Shareholders ignored Fairfax Media’s (FXJ) weakish interim results and focused on the confirmation of the Domain property website business spin off. Up went the shares after trading was halted on Tuesday and they ended the day up more than 8% at 94 cents.
Macquarie Group is advising Fairfax on the partial spin off of 60% to 70% of Domain and Fairfax Media CEO, Greg Hywood said in yesterday’s results briefing that “it was the present intention (that) no new capital will be raised” by the Domain sale, which will end speculation from some greedy shareholders looking for a capital return in the wake of this deal being done.
But the actual results should raise the odd warning signal.

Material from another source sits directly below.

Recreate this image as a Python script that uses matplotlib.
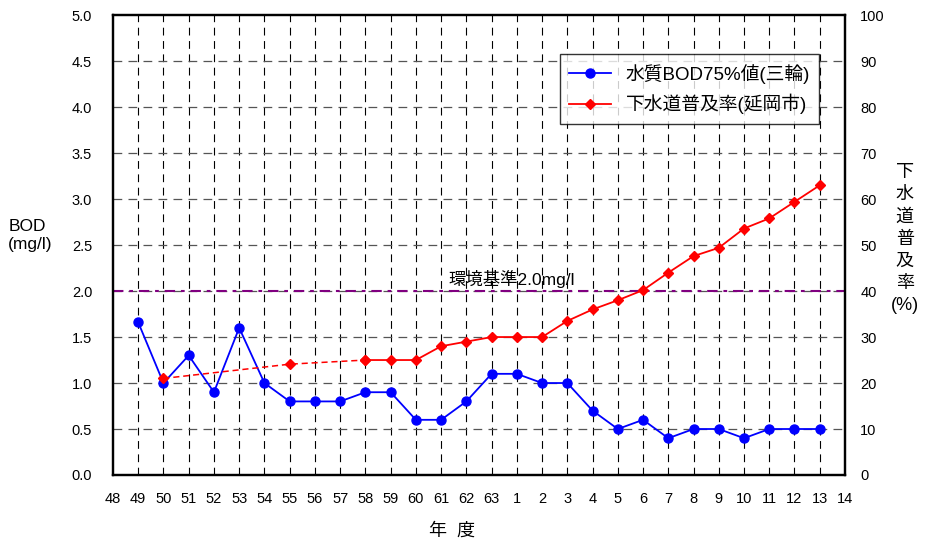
import matplotlib
matplotlib.use("Agg")
import matplotlib.pyplot as plt
from matplotlib.lines import Line2D

plt.rcParams['font.family'] = ['Liberation Sans', 'Noto Sans CJK JP', 'DejaVu Sans']

# fiscal years on the x axis (Showa 48-63, then Heisei 1-14)
years = [str(y) for y in range(48, 64)] + [str(y) for y in range(1, 15)]

# BOD 75% value (Miwa), mg/l, years 49 .. 13
bod_years = years[1:29]
bod = [1.66, 1.0, 1.3, 0.9, 1.6, 1.0, 0.8, 0.8, 0.8, 0.9, 0.9, 0.6, 0.6, 0.8, 1.1,
       1.1, 1.0, 1.0, 0.7, 0.5, 0.6, 0.4, 0.5, 0.5, 0.4, 0.5, 0.5, 0.5]

# sewerage coverage (Nobeoka city), %
sewer_years = ['50', '55', '58', '59', '60', '61', '62', '63',
               '1', '2', '3', '4', '5', '6', '7', '8', '9', '10', '11', '12', '13']
sewer = [21.0, 24.1, 25.0, 25.0, 25.0, 28.0, 29.0, 30.0,
         30.0, 30.0, 33.5, 36.0, 38.0, 40.2, 44.0, 47.6, 49.4, 53.6, 55.8, 59.4, 63.0]

standard = 2.0

bod_x = [years.index(y) for y in bod_years]
sew_x = [years.index(y) for y in sewer_years]

fig = plt.figure(figsize=(9.26, 5.41), dpi=100)
ax = fig.add_axes([0.122, 0.122, 0.7905, 0.85])
ax2 = ax.twinx()

ax.set_xlim(0, len(years) - 1)
ax.set_ylim(0, 5)
ax2.set_ylim(0, 100)
ax.set_xticks(range(len(years)))
ax.set_xticklabels(years)
ax.set_yticks([i * 0.5 for i in range(11)])
ax.set_yticklabels([f"{i * 0.5:.1f}" for i in range(11)])
ax2.set_yticks(range(0, 101, 10))

for a in (ax, ax2):
    a.tick_params(length=0, labelsize=10.5)
    for s in a.spines.values():
        s.set_linewidth(1.6)
        s.set_color('black')
ax.tick_params(axis='x', pad=12)
ax.tick_params(axis='y', pad=15)
ax2.tick_params(axis='y', pad=11)

# grid
for i in range(1, len(years) - 1):
    ax.axvline(i, color='black', lw=0.8, ls=(0, (7, 5)), zorder=1)
for v in ax.get_yticks()[1:-1]:
    ax.axhline(v, color='#555555', lw=0.9, ls=(0, (7, 5)), zorder=1)

# environmental standard
ax.axhline(standard, color='#800080', lw=1.5, ls=(0, (5, 2.8, 1.8, 2.8)), zorder=2)
ax.text(15.8, standard + 0.03, '環境基準2.0mg/l', ha='center', va='bottom',
        fontsize=12.5, zorder=3)

ax.plot(bod_x, bod, color='blue', lw=1.3, marker='o', ms=6.5, zorder=4)
ax2.plot(sew_x[:3], sewer[:3], color='red', lw=1.1, ls=(0, (4, 2.5)),
         marker='D', ms=5, zorder=4)
ax2.plot(sew_x[2:], sewer[2:], color='red', lw=1.3, marker='D', ms=5, zorder=4)

handles = [Line2D([], [], color='blue', lw=1.3, marker='o', ms=6.5),
           Line2D([], [], color='red', lw=1.3, marker='D', ms=5)]
leg = ax2.legend(handles, ['水質BOD75%値(三輪)', '下水道普及率(延岡市)'],
                 loc='upper left', bbox_to_anchor=(0.598, 0.935), fontsize=13.5,
                 frameon=True, fancybox=False, edgecolor='black',
                 handlelength=2.2, borderpad=0.5, labelspacing=0.55)
leg.get_frame().set_linewidth(1.0)

fig.text(0.009, 0.565, 'BOD\n(mg/l)', ha='left', va='center', fontsize=12.5,
         linespacing=1.3)
fig.text(0.977, 0.558, '下\n水\n道\n普\n及\n率\n(%)', ha='center', va='center',
         fontsize=13, linespacing=1.4)
fig.text(0.488, 0.003, '年  度', ha='center', va='bottom', fontsize=13)

fig.savefig('out.png', dpi=100)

For example, Hywood revealed that trading so far in 2017 (the company’s second half) had revealed a 6% fall in revenues in February on February 2016. And “Trading in January saw revenues around 10% below last year in a slower than usual start across the media industry.”
A year ago Hywood said that in the first seven weeks of 2016 revenues were down “1% to 2%". Revenues fell around 5% in the six months to December 31, to just over $900 million. If sustained over the rest of the period to the end of June, Fairfax could be facing a larger fall in revenues that it would have been budgeting for. Print ad revenues are weak and not improving.
The details of the print business here and in NZ were not good in the half year.
Revenue in metro media fell 8.2% to $279.1 million and EBITDA fell 12.2% to $27.7 million in the half year. In the ‘community’ or regional and local newspaper businesses, revenues fell 12.2% to $225.6 million while EBITDA dropped 4.7% to $43.1 million. In NZ, revenue fell to $159.2 million, down 4.1% and EBITDA dropped 6.2% to $25.9 million (it is being merged into the rump of the APN print and radio business, NZME, with an decision from regulators expected next month).
Macquarie Radio saw a 1% rise in revenue to $69.6 million and a solid rise in EBITDA to $13.3 million from $12 million. That was the best performed of the business and the only one to grow profits.
But there was another bright note – Stan, the streaming video joint venture with Nine Entertainment, is also a success – more than 700,000 local subscribers (it battered Presto, Foxtel/Seven West Media’s joint venture into submission, generating millions of dollars in losses) and Hywood says it is on track to be at “cash flow break-even in fiscal 2018”.
That was probably the most positive part of yesterday’s announcement and briefing.
But Domain’s future was the big interest and there were several warning flags.
A year ago Hywood said Domain was showing a 25% rise in “organic revenues” in the early weeks of the year. Yesterday there was no mention of “organic” revenue growth at Domain, just the cautious “New real estate listings have seen some early signs of improvement in February following the weak FY17 H1 performance.” (when they fell 7%). In fact Domain seems to have hit something of a wall.
In the first half of 2016-17, Domain’s earnings before interest, tax, depreciation and amortisation (EBITDA) fell 12.8% to $57.3 million, down from $65.7 million in the first half of 2015-16. (In the teleconference Hywood didn’t mention that the EBITDA figure in the latest period was down on a year ago when he was running through the results at the start. He did say that the company was "still investing in Domain through the listing cycle”).
Overall, real estate listings fell 7% for the half year, with the falls concentrated in Sydney and Melbourne, similar to what rival REA Group experienced.
In the first half of 2015-16 Domain’s EBITDA of 65.7 million contributed more than 40% to Fairfax’s EBITDA of $161.1 million. This half group EBITDA fell 9.9% to $155.1 million and Domain’s share fell to 39.4%.
So Fairfax is looking to separate Domain at a tough time in the real estate market.
But investors and analysts were not interested by the financial nitty gritty (or the fate of the newspaper businesses really, judging from comments on this morning’s teleconference with CEO Greg Hywood). They can see a pot of gold – the new REA Group (61% owned by News Corp) and want in on the ground floor – hence the moaning that Fairfax should be selling more than the 60% to 70% planned by the company – or all of it.
In print media, Hywood said the company was pleased with the performance, especially in digital (up 22% to $22 million the half, and 226,000 digital subscribers across the Melbourne Age, The Sydney Morning Herald and the Financial Review). Print ad revenues fell 16% in the half but circulation revenues rose 1% thanks to the rise in paid digital subscriptions. But print is increasingly an afterthought.
Interim dividend of 2 cents a share is being maintained.